What the task requires -> Could the lines from the start of the data through the line with "const svg = d3.select('#chart');" be set down exactly, with no pictures among them?

Start Given data

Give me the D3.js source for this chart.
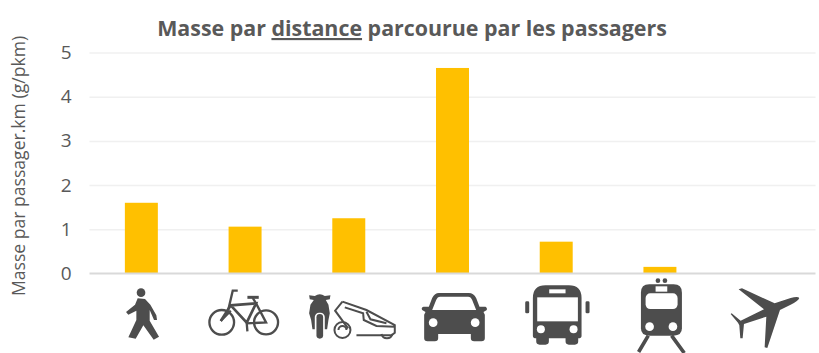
<!DOCTYPE html>
<html>
<head>
<meta charset="utf-8">
<script src="https://cdn.jsdelivr.net/npm/d3@7"></script>
<style>
  html, body { margin: 0; background: #fff; }
  svg { display: block; font-family: "Open Sans", sans-serif; }
  .grid line { stroke: #f0f0f0; stroke-width: 1.5; }
  .grid path { display: none; }
  .yaxis path, .yaxis line { display: none; }
  .yaxis text { fill: #595959; font-size: 19px; font-family: "Open Sans", sans-serif; }
</style>
</head>
<body>
<svg id="chart" width="819" height="353"></svg>
<script>
// values
const categories = ['Marche', 'Vélo', 'Deux-roues', 'Voiture', 'Bus', 'Train', 'Avion'];
const masses = [1.6, 1.06, 1.25, 4.65, 0.72, 0.15, 0];
const yTicks = [0, 1, 2, 3, 4, 5];
const titleParts = ['Masse par ', 'distance', ' parcourue par les passagers'];
const yLabel = 'Masse par passager.km (g/pkm)';

const width = 819, height = 353;
const margin = {top: 52.5, right: 3.5, bottom: 79.5, left: 89.5};
const chartWidth = width - margin.left - margin.right;
const chartHeight = height - margin.top - margin.bottom;
const dark = '#4d4d4d';

const svg = d3.select('#chart');

const xScale = d3.scaleBand()
  .domain(categories)
  .range([0, chartWidth])
  .paddingInner(0.682)
  .paddingOuter(0.341);

const yScale = d3.scaleLinear()
  .domain([0, 5])
  .range([chartHeight, 0]);

const g = svg.append('g')
  .attr('transform', `translate(${margin.left}, ${margin.top})`);

// gridlines
g.append('g')
  .attr('class', 'grid')
  .call(d3.axisLeft(yScale).tickValues(yTicks.slice(1)).tickSize(-chartWidth).tickFormat(''));

// y axis labels
g.append('g')
  .attr('class', 'yaxis')
  .call(d3.axisLeft(yScale).tickValues(yTicks).tickSize(0).tickPadding(18).tickFormat(d3.format('d')));

// bars
g.selectAll('.bar')
  .data(masses)
  .join('rect')
  .attr('class', 'bar')
  .attr('x', (d, i) => xScale(categories[i]))
  .attr('y', d => yScale(d))
  .attr('width', xScale.bandwidth())
  .attr('height', d => chartHeight - yScale(d))
  .attr('fill', '#ffc000');

// baseline
g.append('line')
  .attr('x1', 0)
  .attr('x2', chartWidth)
  .attr('y1', yScale(0))
  .attr('y2', yScale(0))
  .attr('stroke', '#d9d9d9')
  .attr('stroke-width', 2);

// title
const titleText = svg.append('text')
  .attr('x', 412)
  .attr('y', 36)
  .attr('text-anchor', 'middle')
  .attr('fill', '#595959')
  .attr('font-size', 21.4)
  .attr('font-weight', 700);
titleParts.forEach((t, i) => {
  titleText.append('tspan')
    .attr('text-decoration', i === 1 ? 'underline' : null)
    .style('white-space', 'pre')
    .text(t);
});

// y label
svg.append('text')
  .attr('transform', 'translate(25, 166) rotate(-90)')
  .attr('text-anchor', 'middle')
  .attr('fill', '#595959')
  .attr('font-size', 17.6)
  .text(yLabel);

// pictograms, drawn at 3x and scaled down, one per category
const icons = {
  'Marche': {cx: 123, draw(s) {
    s.append('circle').attr('cx', 122).attr('cy', 68).attr('r', 13).attr('fill', dark);
    s.append('path').attr('fill', dark)
      .attr('d', 'M112 85 L134 87 L150 104 L168 136 L170 150 L161 150 L148 120 L148 152 L176 200 L160 209 L129 166 L106 206 L84 202 L108 150 L108 122 L84 134 L77 126 L104 104 Z');
  }},
  'Vélo': {cx: 435, draw(s) {
    const p = s.append('g').attr('fill', 'none').attr('stroke', dark).attr('stroke-width', 7);
    p.append('circle').attr('cx', 365).attr('cy', 157).attr('r', 37);
    p.append('circle').attr('cx', 498).attr('cy', 157).attr('r', 36);
    p.append('path').attr('stroke-width', 8).attr('d', 'M362 153 L392 106 L468 100 L440 158 L392 106');
    p.append('path').attr('d', 'M413 62 L398 62 L385 118 M362 153 L392 122 M468 100 L498 157 L440 160 L442 184 M458 84 L468 100');
    p.append('path').attr('stroke-width', 9).attr('d', 'M442 82 L476 82');
  }},
  'Deux-roues': {cx: 747, draw(s) {
    s.append('path').attr('fill', dark)
      .attr('d', 'M628 76 L645 78 Q660 68 675 78 L692 76 L690 88 L678 90 L686 104 L690 130 L686 150 L682 178 L638 178 L634 150 L628 130 L632 104 L642 90 L630 88 Z');
    s.append('rect').attr('x', 645).attr('y', 128).attr('width', 30).attr('height', 84).attr('rx', 13).attr('fill', '#fff');
    s.append('rect').attr('x', 650).attr('y', 132).attr('width', 20).attr('height', 74).attr('rx', 10).attr('fill', dark);
    const p = s.append('g').attr('fill', 'none').attr('stroke', dark).attr('stroke-width', 6);
    p.append('path').attr('d', 'M728 95 L800 120 L885 165 L885 188 L875 196 L770 196 M728 95 L706 122 L745 175 M735 112 L790 130 L792 150 L830 168 L885 170');
    p.append('path').attr('d', 'M800 125 L812 148 L860 160');
    p.append('circle').attr('cx', 728).attr('cy', 180).attr('r', 24);
    p.append('path').attr('d', 'M716 180 A12 12 0 0 1 740 180');
    p.append('path').attr('d', 'M845 192 A17 17 0 0 0 878 192');
  }},
  'Voiture': {cx: 159, draw(s) {
    s.append('path').attr('fill-rule', 'evenodd').attr('fill', dark)
      .attr('d', 'M118 69 L208 69 Q222 69 230 84 L240 110 L258 110 Q264 112 262 120 L252 126 L256 134 L256 205 Q256 214 246 214 L224 214 Q214 214 214 205 L214 192 L116 192 L116 205 Q116 214 106 214 L84 214 Q74 214 74 205 L74 134 L78 126 L68 120 Q64 112 72 110 L88 110 L98 84 Q106 69 118 69 Z M122 80 Q114 80 110 90 L98 120 L230 120 L218 90 Q214 80 206 80 Z');
    s.selectAll('.lamp').data([101, 227]).join('circle').attr('cx', d => d).attr('cy', 158).attr('r', 13).attr('fill', '#fff');
  }},
  'Bus': {cx: 468, draw(s) {
    s.append('path').attr('fill', dark)
      .attr('d', 'M436 46 L506 46 Q544 46 544 84 L544 198 Q544 205 534 205 L534 214 Q534 224 524 224 L506 224 Q496 224 496 214 L496 205 L446 205 L446 214 Q446 224 436 224 L418 224 Q408 224 408 214 L408 205 Q398 205 398 198 L398 84 Q398 46 436 46 Z');
    s.append('rect').attr('x', 411).attr('y', 82).attr('width', 122).attr('height', 72).attr('fill', '#fff');
    s.append('rect').attr('x', 447).attr('y', 58).attr('width', 49).attr('height', 12).attr('fill', '#fff');
    s.selectAll('.lamp').data([422, 520]).join('circle').attr('cx', d => d).attr('cy', 178).attr('r', 12).attr('fill', '#fff');
    s.selectAll('.mirror').data([375, 556]).join('rect').attr('x', d => d).attr('y', 94).attr('width', 12).attr('height', 36).attr('rx', 4).attr('fill', dark);
  }},
  'Train': {cx: 777, draw(s) {
    s.selectAll('.dot').data([771, 792]).join('circle').attr('cx', d => d).attr('cy', 32).attr('r', 7).attr('fill', dark);
    s.append('path').attr('fill', dark)
      .attr('d', 'M745 43 L818 43 Q843 43 843 68 L843 175 Q843 197 818 197 L745 197 Q720 197 720 175 L720 68 Q720 43 745 43 Z');
    s.append('rect').attr('x', 734).attr('y', 70).attr('width', 96).attr('height', 47).attr('rx', 14).attr('fill', '#fff');
    s.append('rect').attr('x', 764).attr('y', 49).attr('width', 35).attr('height', 16).attr('fill', '#fff');
    s.selectAll('.lamp').data([746, 816]).join('circle').attr('cx', d => d).attr('cy', 170).attr('r', 13).attr('fill', '#fff');
    s.append('path').attr('fill', 'none').attr('stroke', dark).attr('stroke-width', 11)
      .attr('d', 'M742 197 L713 246 M812 197 L850 249');
  }},
  'Avion': {cx: 1089, draw(s) {
    s.append('path').attr('fill', dark)
      .attr('d', 'M1014 58 L1024 55 L1122 100 L1170 84 Q1192 78 1196 84 Q1192 94 1170 104 L1138 120 L1100 234 L1092 232 L1097 140 L1030 162 L1026 205 L1019 205 L1016 166 L1012 158 L990 132 L993 130 L1020 152 L1090 118 Z');
  }}
};

const iconG = svg.append('g').attr('class', 'icons');
categories.forEach(c => {
  const cx = margin.left + xScale(c) + xScale.bandwidth() / 2;
  const s = iconG.append('g')
    .attr('transform', `translate(${cx}, 270) scale(${1 / 3}) translate(${-icons[c].cx}, 0)`);
  icons[c].draw(s);
});
</script>
</body>
</html>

End Given data

Solution to this task ->
Give me the D3.js source for this chart.
<!DOCTYPE html>
<html>
<head>
<meta charset="utf-8">
<script src="https://cdn.jsdelivr.net/npm/d3@7"></script>
<style>
  html, body { margin: 0; background: #fff; }
  svg { display: block; font-family: "Open Sans", sans-serif; }
  .grid line { stroke: #f0f0f0; stroke-width: 1.5; }
  .grid path { display: none; }
  .yaxis path, .yaxis line { display: none; }
  .yaxis text { fill: #595959; font-size: 19px; font-family: "Open Sans", sans-serif; }
</style>
</head>
<body>
<svg id="chart" width="819" height="353"></svg>
<script>
// values
const categories = ['Marche', 'Vélo', 'Deux-roues', 'Voiture', 'Bus', 'Train', 'Avion'];
const masses = [1.6, 1.06, 1.25, 4.65, 0.72, 0.15, 0];
const yTicks = [0, 1, 2, 3, 4, 5];
const titleParts = ['Masse par ', 'distance', ' parcourue par les passagers'];
const yLabel = 'Masse par passager.km (g/pkm)';

const width = 819, height = 353;
const margin = {top: 52.5, right: 3.5, bottom: 79.5, left: 89.5};
const chartWidth = width - margin.left - margin.right;
const chartHeight = height - margin.top - margin.bottom;
const dark = '#4d4d4d';

const svg = d3.select('#chart');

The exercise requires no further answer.